Samsung 830 (128GB, SSD, notebook)

The 2. 5-inch SATA 3 (6Gbps)-based Samsung 830 series solid-state drive offers great performance, is well-built and good-looking. The drive comes with helpful desktop software for Windows.

The bad: Due to the thin profile, the Samsung 830 series requires padding or a laptop kit, which costs extra, to fit in most existing laptop computers.

The bottom line: If the price is right, you don't need to look any further than the Samsung 830 series to upgrade your computer's internal storage to the best possible performance.

It's really hard to rate a solid-state drive (SSD) without knowing its exact pricing, and that's just what we had to do with the Samsung 830 series. Samsung has been very tight-lipped about how much the 830 costs and will not reveal that until the drive is available for purchase in October. For now the company says that the new drive will be priced similarly to other SSDs of the same standard and capacities on the market and promises that there won't be any "surprises" with the final pricing. For this reason we'll update the rating of this review if the actual price of the drive turns out to be significantly different.
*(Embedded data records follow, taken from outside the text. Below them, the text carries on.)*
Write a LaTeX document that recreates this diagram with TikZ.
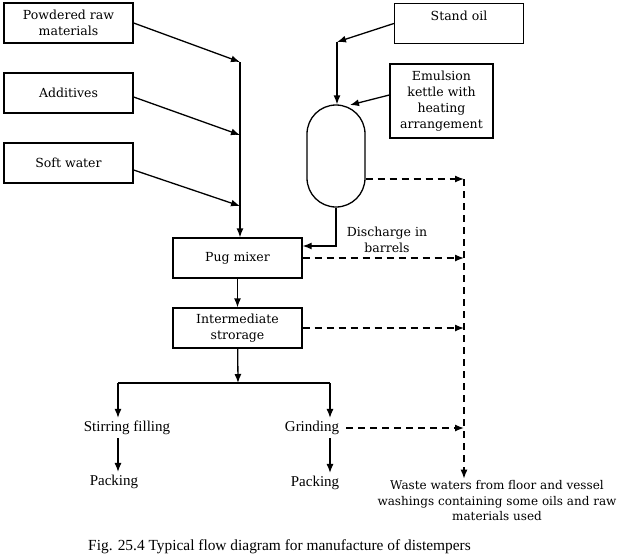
\documentclass[tikz,border=0pt]{standalone}
\usepackage{fontspec}
\setmainfont{DejaVu Serif}
\newfontfamily\timesfont{Liberation Serif}
\usetikzlibrary{arrows.meta}
\tikzset{
  stagebox/.style={draw,line width=1.3pt,minimum width=129pt,minimum height=40pt,align=center,inner sep=2pt,font=\fontsize{12.5}{16}\selectfont},
  plain/.style={inner sep=3pt,font=\timesfont\fontsize{15}{17}\selectfont},
  flow/.style={line width=1.3pt,->},
  waste/.style={line width=1.3pt,->,dash pattern=on 7pt off 5pt}
}
\begin{document}
\begin{tikzpicture}[x=1pt,y=-1pt,>={Latex[length=9pt,width=7pt]}]
\useasboundingbox (0,0) rectangle (624,557);
% feed boxes
\node[stagebox] (powder) at (68.5,23) {Powdered raw\\materials};
\node[stagebox] (addit) at (68.5,93) {Additives};
\node[stagebox] (soft) at (68.5,163) {Soft water};
\node[stagebox] (stand) at (459,23.5) {Stand oil\\\mbox{}};
\node[stagebox,minimum width=103pt,minimum height=74pt] (emuls) at (441.5,101) {Emulsion\\kettle with\\heating\\arrangement};
\node[draw,line width=1.3pt,minimum width=58pt,minimum height=102pt,rounded corners=29pt] (kettle) at (336,156) {};
% process boxes
\node[stagebox] (pug) at (237.5,258) {Pug mixer};
\node[stagebox] (inter) at (237.5,328) {Intermediate\\strorage};
\node[plain] (stir) at (127,428) {Stirring filling};
\node[plain] (pack1) at (114,482) {Packing};
\node[plain] (grind) at (312,428) {Grinding};
\node[plain] (pack2) at (315,483) {Packing};
\node[align=center,inner sep=2pt,font=\fontsize{12}{15.5}\selectfont] (wastew) at (497,501) {Waste waters from floor and vessel\\washings containing some oils and raw\\materials used};
\node[align=center,font=\fontsize{12.5}{16}\selectfont] (disch) at (387,239.5) {Discharge in\\barrels};
\node[plain,font=\timesfont\fontsize{15.4}{17}\selectfont] (caption) at (279.5,547) {Fig. 25.4 Typical flow diagram for manufacture of distempers};
% joins
\coordinate (j1) at (240,62);
\coordinate (j2) at (240,135);
\coordinate (j3) at (240,206);
\coordinate (sbend) at (337,42);
\coordinate (kin) at (350,105);
\coordinate (kbend) at (336,246);
\coordinate (split) at (238,383);
\coordinate (bl) at (118,383);
\coordinate (br) at (330,383);
\coordinate (wtop) at (464,179);
% solid flows
\draw[flow] (powder.east) -- (j1);
\draw[flow] ([yshift=-4pt]addit.east) -- (j2);
\draw[flow] ([yshift=-7pt]soft.east) -- (j3);
\draw[flow] (j1) -- (j1 |- pug.north);
\draw[flow] (stand.west) -- (sbend);
\draw[flow] (sbend) -- (sbend |- kettle.north);
\draw[flow] ([yshift=6pt]emuls.west) -- (kin);
\draw[flow] (kettle.south) -- (kbend) -- (kbend -| pug.east);
\draw[flow] (pug) -- (inter);
\draw[flow] (inter) -- (split);
\draw[line width=1.3pt] (bl) -- (br);
\draw[flow] (bl) -- (bl |- stir.north);
\draw[flow] (br) -- (br |- grind.north);
\draw[flow] (bl |- stir.south) -- (bl |- pack1.north);
\draw[flow] (br |- grind.south) -- (br |- pack2.north);
% waste flows
\draw[waste] ([yshift=-23pt]kettle.east) -- (wtop);
\draw[waste] (pug.east) -- (pug.east -| wtop);
\draw[waste] (inter.east) -- (inter.east -| wtop);
\draw[waste] ([xshift=4pt]grind.east) -- (grind.east -| wtop);
\draw[waste] (wtop) -- (wtop |- wastew.north);
\end{tikzpicture}
\end{document}
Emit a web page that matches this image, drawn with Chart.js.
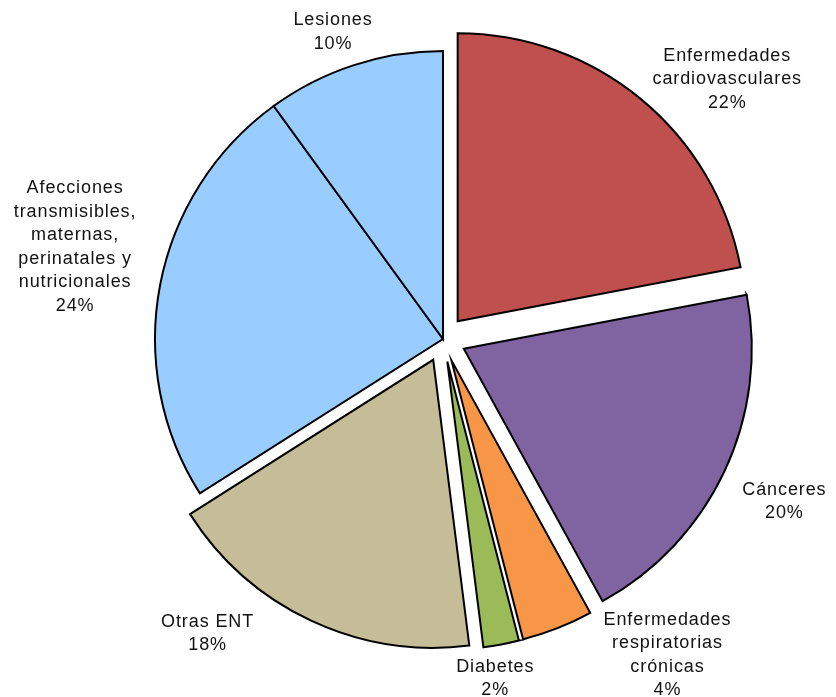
<!DOCTYPE html>
<html>
<head>
<meta charset="utf-8">
<script src="https://cdn.jsdelivr.net/npm/chart.js@4.4.0/dist/chart.umd.min.js"></script>
<style>
  html, body { margin: 0; padding: 0; background: #fff; }
  canvas { display: block; }
</style>
</head>
<body>
<canvas id="pie" width="836" height="697"></canvas>
<script>
// categories, clockwise from 12 o'clock
var categories = [
  'Enfermedades cardiovasculares',
  'Cánceres',
  'Enfermedades respiratorias crónicas',
  'Diabetes',
  'Otras ENT',
  'Afecciones transmisibles, maternas, perinatales y nutricionales',
  'Lesiones'
];
var shares = [22, 20, 4, 2, 18, 24, 10];
// how the label text wraps
var labelLines = [
  ['Enfermedades', 'cardiovasculares'],
  ['Cánceres'],
  ['Enfermedades', 'respiratorias', 'crónicas'],
  ['Diabetes'],
  ['Otras ENT'],
  ['Afecciones', 'transmisibles,', 'maternas,', 'perinatales y', 'nutricionales'],
  ['Lesiones']
];
var sliceColors = ['#C0504D', '#8064A2', '#F79646', '#9BBB59', '#C4BD97', '#99CCFF', '#99CCFF'];
// ENT slices are pulled out, the other two stay together
var exploded = [true, true, true, true, true, false, false];

var EXPLODE = 23;
// label nudges from the middle of each slice's outer edge
var labelNudge = [[86, -20], [60, 30], [110, 27], [-6, 34], [-103, 13], [-85, -38], [-21, -33]];

var explodePlugin = {
  id: 'explode',
  afterDatasetUpdate: function(chart, args) {
    args.meta.data.forEach(function(arc, i) {
      if (!exploded[i]) return;
      var mid = (arc.startAngle + arc.endAngle) / 2;
      arc.x += Math.cos(mid) * EXPLODE;
      arc.y += Math.sin(mid) * EXPLODE;
    });
  }
};

var labelPlugin = {
  id: 'sliceLabels',
  afterDraw: function(chart) {
    var ctx = chart.ctx;
    var arcs = chart.getDatasetMeta(0).data;
    ctx.save();
    ctx.font = '18px "Liberation Sans", Arial, sans-serif';
    ctx.letterSpacing = '0.9px';
    ctx.fillStyle = '#111';
    ctx.textAlign = 'center';
    ctx.textBaseline = 'middle';
    var lh = 23.5;
    arcs.forEach(function(arc, i) {
      var mid = (arc.startAngle + arc.endAngle) / 2;
      var ax = arc.x + Math.cos(mid) * arc.outerRadius + labelNudge[i][0];
      var ay = arc.y + Math.sin(mid) * arc.outerRadius + labelNudge[i][1];
      var lines = labelLines[i].concat([shares[i] + '%']);
      var top = ay - (lines.length - 1) * lh / 2;
      lines.forEach(function(t, k) {
        ctx.fillText(t, ax, top + k * lh);
      });
    });
    ctx.restore();
  }
};

new Chart(document.getElementById('pie'), {
  type: 'pie',
  data: {
    labels: categories,
    datasets: [{
      data: shares,
      backgroundColor: sliceColors,
      borderColor: '#000',
      borderWidth: 2,
      borderJoinStyle: 'miter'
    }]
  },
  options: {
    responsive: false,
    animation: false,
    radius: 288,
    layout: { padding: { left: 50, right: 0, top: 0, bottom: 19 } },
    plugins: {
      legend: { display: false },
      tooltip: { enabled: false }
    }
  },
  plugins: [explodePlugin, labelPlugin]
});
</script>
</body>
</html>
Pricing aside, the Samsung 830 series makes an excellent SSD and it's also one of the best-looking on the market, something that's not a must-have but still a welcome bonus for an internal drive, in case you want to use it as a gift. Supporting SATA 3 (6Gbps), the drive also matters where it's most important: it's one of the fastest among all standard SSDs we've seen.

If you're in the market for a worthy upgrade for your desktop or laptop computer, the Samsung 830 series is definitely worth the consideration.

Following the tradition of the previous model, the Samsung 470 series, the new Samsung 830 series looks incredibly nice with a black aluminum top and a shiny Samsung logo right in the middle. The device looks more like a piece of jewelry than an internal drive.

Though it comes in the 2. 5-inch standard, the 830 is just 7mm thin, as opposed to the standard 9mm found in the 470 series and other laptop hard drives. This means it will fit in an ultraportable laptop, but for it to fit tightly in a regular standard laptop drive bay, you'll need a spacer that Samsung provides in a laptop kit. This kit, unfortunately, costs another $10 but also includes an SATA-to-USB adapter that helps turn the SSD into an external drive, making it easy if you want to clone a computer's existing main drive to the 830.

There's also another $10 upgrade kit for desktops, which comes with SATA data and power cables, screws, and a 2. 5-inch-to-3. 5-inch adapter bracket that helps make the SSD fit in any desktop computer. While it's rather disappointing that these kits cost extra, you can actually get away with not getting any of them and use a piece of homemade padding if you want to use the SSD with a laptop or just let it hang out inside a desktop's chassis. Since the drive has no moving parts and emits almost no heat, the patchwork solution will likely get the job done without any adverse effects.

To make up for the extra cost of the kit, Samsung bundles the 830 series SSD with Norton Ghost 15. 0 and Samsung Magician for free. Norton Ghost 15. 0 is a handy drive-cloning program that also offers advanced data backup and recovery functionality. Samsung Magician, on the other hand, is a set of software tools that allows users to users to maximize the performance and lifetime of their Samsung SSD. It provides testing, benchmarking functions, the ability to turn on overprovisioning, and so on. Overprovisioning is a feature that helps resize the partition on an SSD to create unused space on the disk, giving the controller more room to improve the drive's performance.

The Samsung 830 series support the latest SATA 3 (6Gbps) and works very well with SATA controllers (including SATA 2 and SATA) we tried it with. It also worked well with all popular operating systems in our trials, including Windows, Linux and Mac OS X. For better performance it's recommended that you use the latest version of the OSes that support the TRIM command, such as Windows 7 and Mac OS 10. 6 or later.

The Samsung 830 series performed excellently in our testing, especially where it matters the most: data rates.

We tested the drive by copying a large amount of data both when it was used as a secondary drive and when it was used as the main (boot) drive of the test machine. In the former case, the drive can show its full throughput speed, and in the latter, it represents what normal users would get from using it in daily usage.

When used as a secondary drive, the Samsung 830 series registered a real-world copying speed of 261. 63MBps, topping the chart. The second fastest we've seen is the Plextor PX-256M2S, which scored 261MBps, just a tad slower. When used as the main and single drive of the test machine, the Samsung 830 series was slower as expected since it had to perform both reading and writing at the same time, and averaged 172. 88MBps, once again the fastest--more than 10MBps faster than the Plextor.

The drive also helps the test machine boot and shut down much faster. On top of that, applications, especially heavy ones, such as games or Photoshop take much less time to load.


In all, we were happy with what the drive offered, performance-wise. It also worked flawlessly during our testing without any problems.

Samsung backs the 830 series SSD with a three-year warranty, which is standard for most SSDs, though not as generous as the five-year warranty of the OWC Mercury Extreme Pro 6G. At the company's Web site, you'll find downloads for manuals, software, and firmware for the SSD.